Jul 062012
 

Don’t miss today’s Heard on the Street item in the Wall Street Journal headlined “Central Banks Tilt at Global Windmills.”

The item, by Richard Barley, notes that “the People’s Bank of China, the European Central Bank and the National Bank of Denmark all cut rates Thursday, and the Bank of England delivered another £50 billion ($77.95 billion) of so-called quantitative easing through bond buying.”

As the piece notes, the ECB move triggered a rate cut in Denmark, since its currency is tied to the Euro. A key short-term interest rate in Denmark has now gone negative to the tune of 0.2% annually. Give the Danish central bank 100 krone at the start of a year, and it promises to give you back 99.8 krone at the end. What a deal!

As the Journal item notes, the negative nominal rate may lead to trouble in the banking system. When nominal interest rates are negative, it makes more sense to hold physical cash than to put it in the bank.

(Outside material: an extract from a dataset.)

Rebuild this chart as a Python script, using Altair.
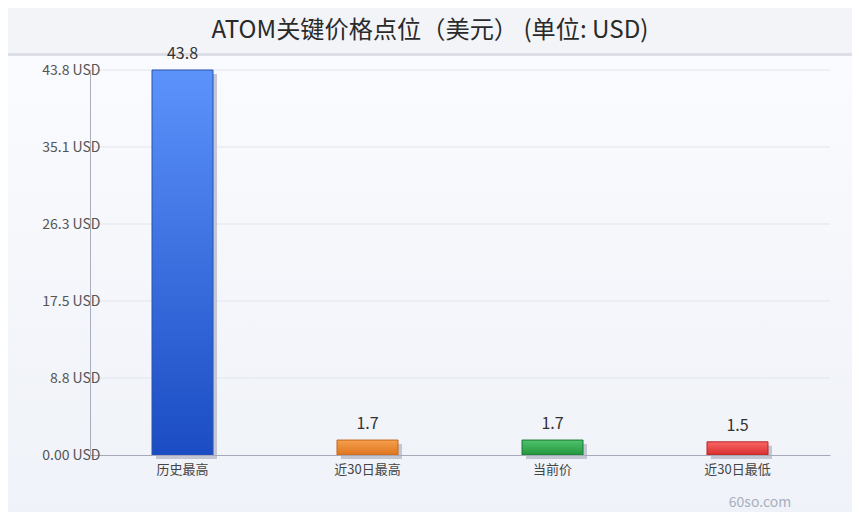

So with all this rate-cutting, consumers and businesses are chomping at the bit to borrow so they can consume and invest, right? Well, no.

Here’s the Journal’s take:

In many developed economies, the monetary-transmission mechanism, whereby reductions in official rates filter through to juice demand, is broken. Very low rates may even be an impediment to growth, as they signal how poor the outlook is and squeeze those on fixed incomes.

The rate-cutting looks to me like a sign of desperation. The political systems in the U.S. and Europe seem broken. Financial repression continues to help finance deficit spending that is unsustainable in the long term. Central banking seems as broken as political systems.

We have not seen this movie before. We do not know how it ends.